Sure enough, he returned to his seat triumphant, and the conductor repeated his announcement in a tired tone: “Ladies and gentlemen… no electronic devices… no loud talking, thank you.” Crap! He forgot to say “without headphones!” I got up, not meeting the victorious glare of my seatmate, and found the head conductor Don*, who came in and explained to the guy that yes, “Quiet car” referred to noise, not to the simple presence of consumer electronics. Luddite Man sulked, then huffed (“No, frankly, I don’t understand!”), then picked up his overnight bag and stormed off to another seat when we reached Trenton (passing about five other laptops on the way down the car.)

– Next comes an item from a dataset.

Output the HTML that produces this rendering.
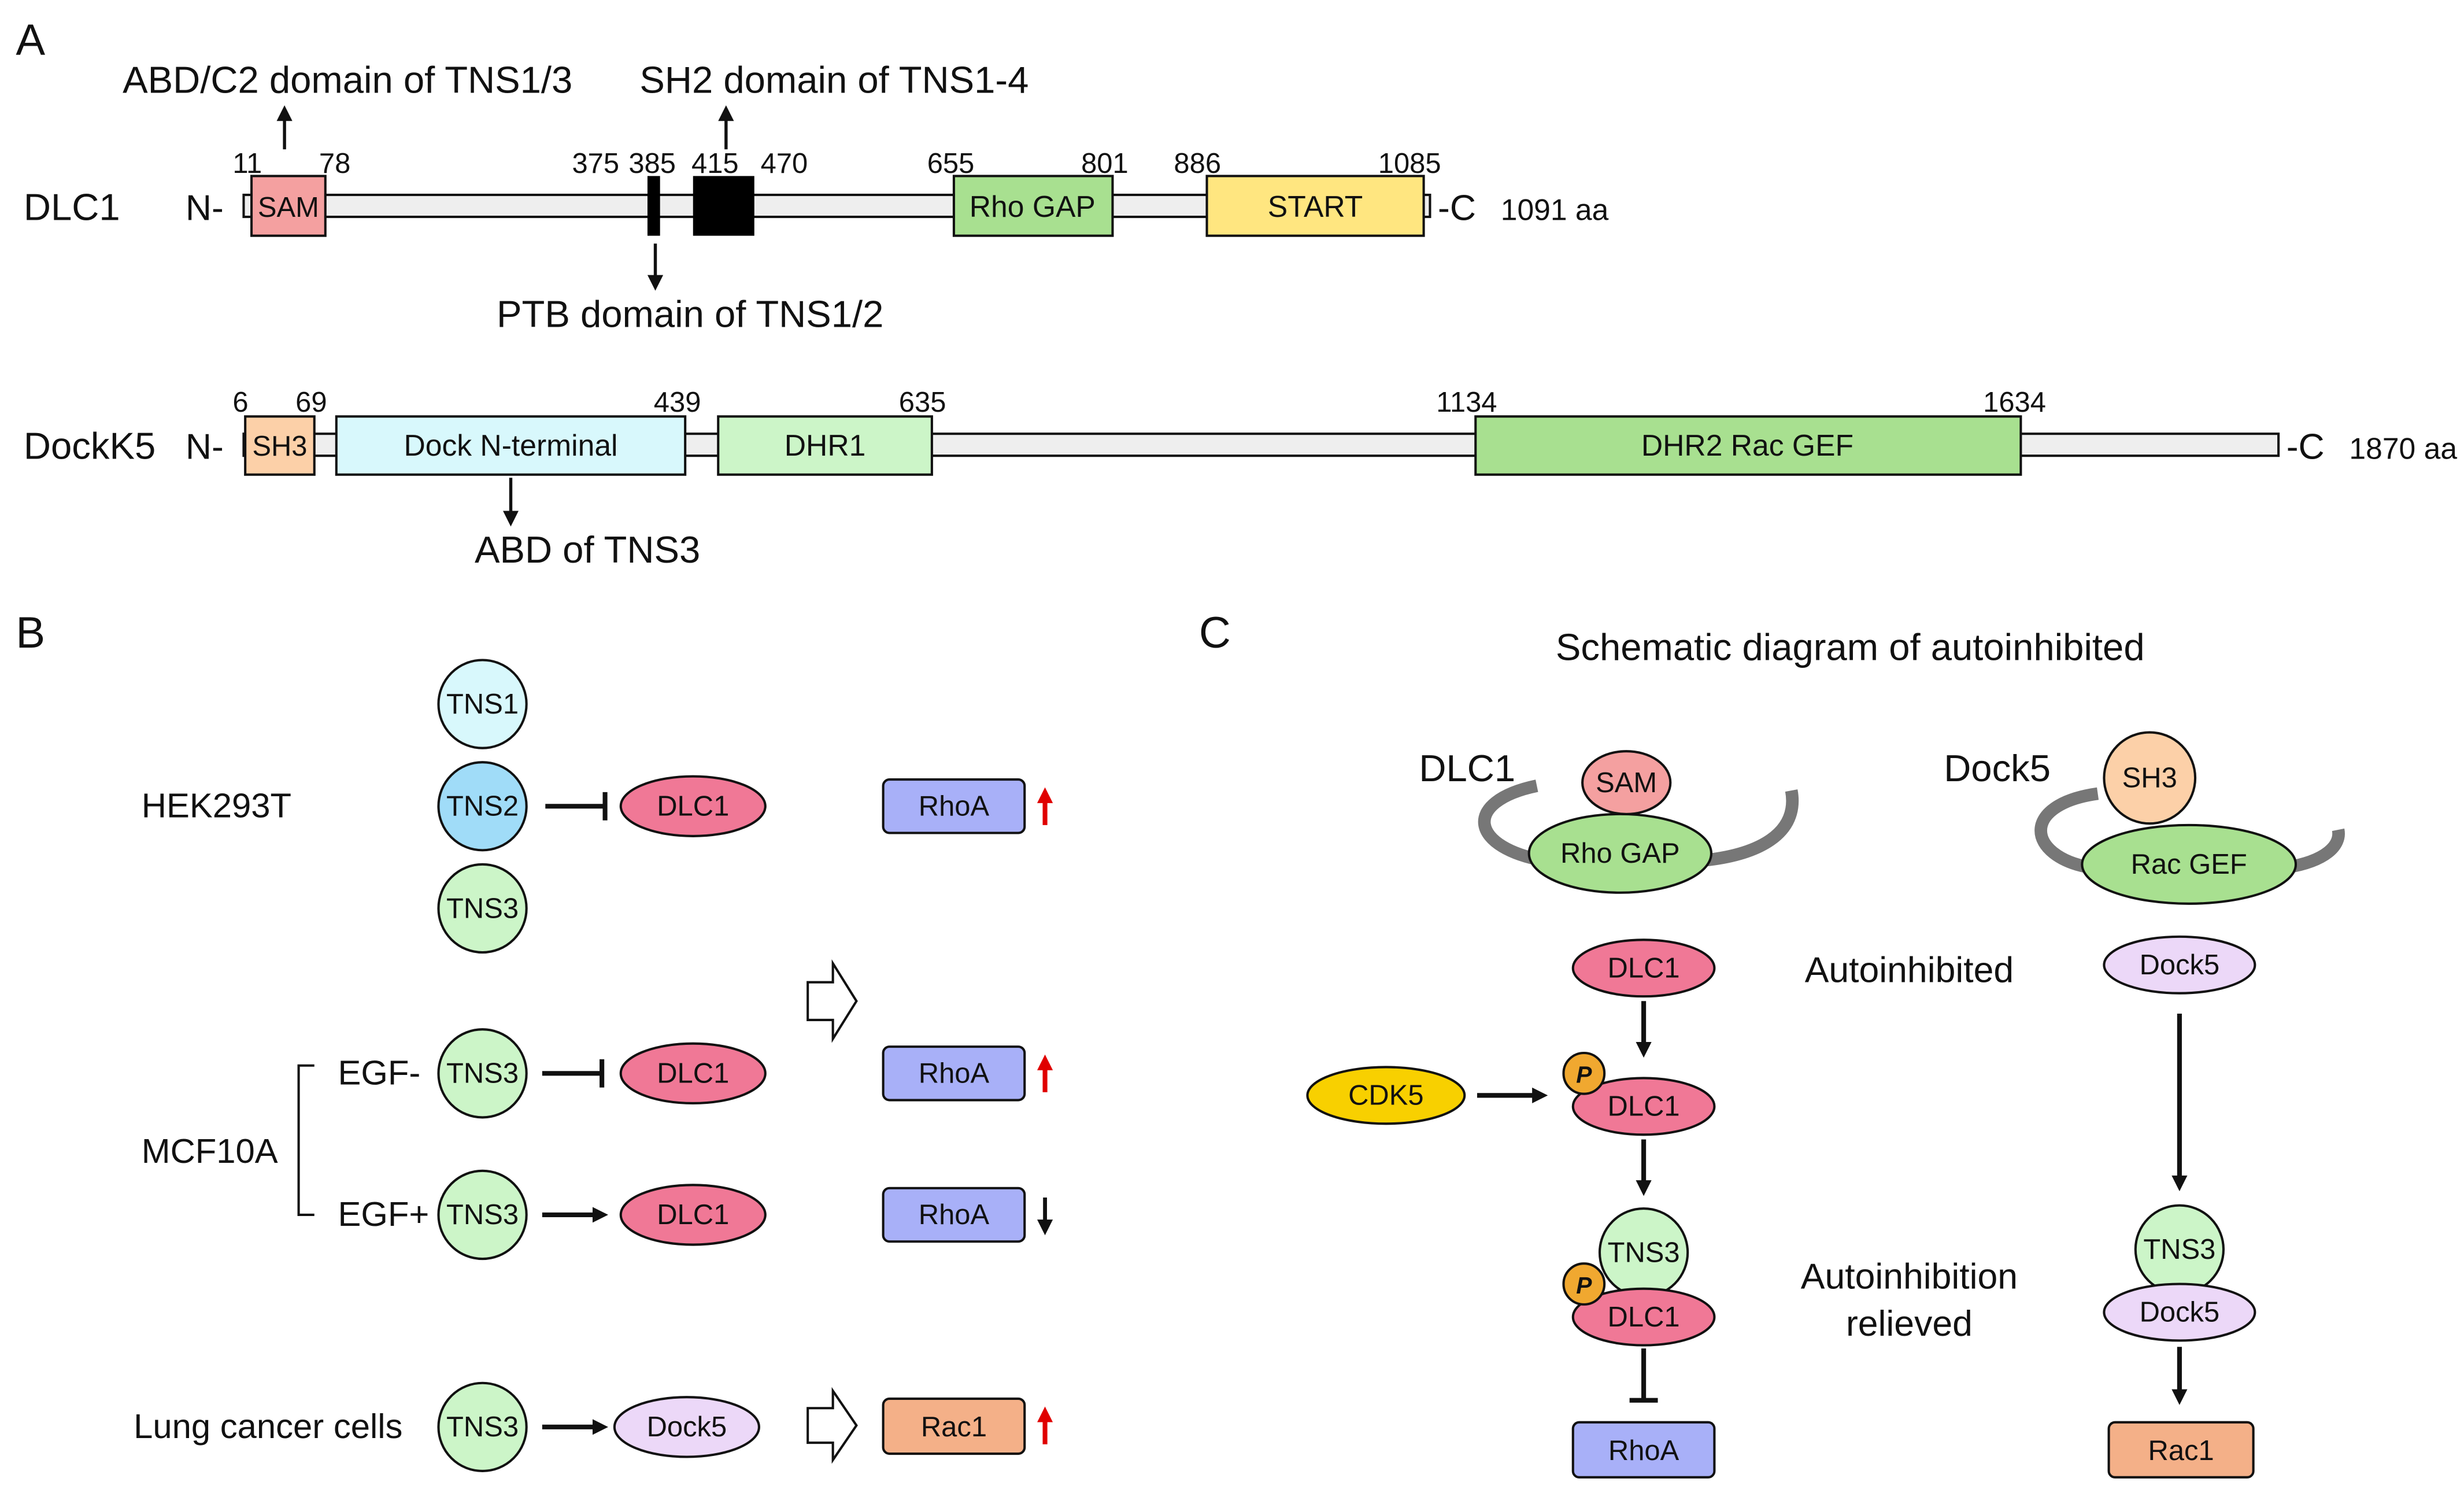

I have a hot temper when it comes to stupid stuff like this (viz. my stupid, stupid decision to CONQUER AND OCCUPY the seat that a horrible mother-and-son couple had been defending with passive-agressive sighs and eye-rolling), and so I had a standing order to myself to remain calm, to speak to the issue and only to the issue, and not try to pull rank by waving my monthly ticket or ostentatiously referring to the conductors by name, then wiggling my eyebrows. Check, check, and check; I felt like I managed to avoid acting like Pissy White Man. But I found myself wondering why a “Quiet Car” ban extended to laptops, in my seatmate’s mind. Was it the clicking of the keys? The anticipated loud, nerdy laughter when I check in with my friends on the FurryMUD BBS?

Maybe the guy’s train was an hour late, he heard “electronic devices” over the loudspeakers, and was attempting to restore some control in an otherwise crappy day. Any ideas?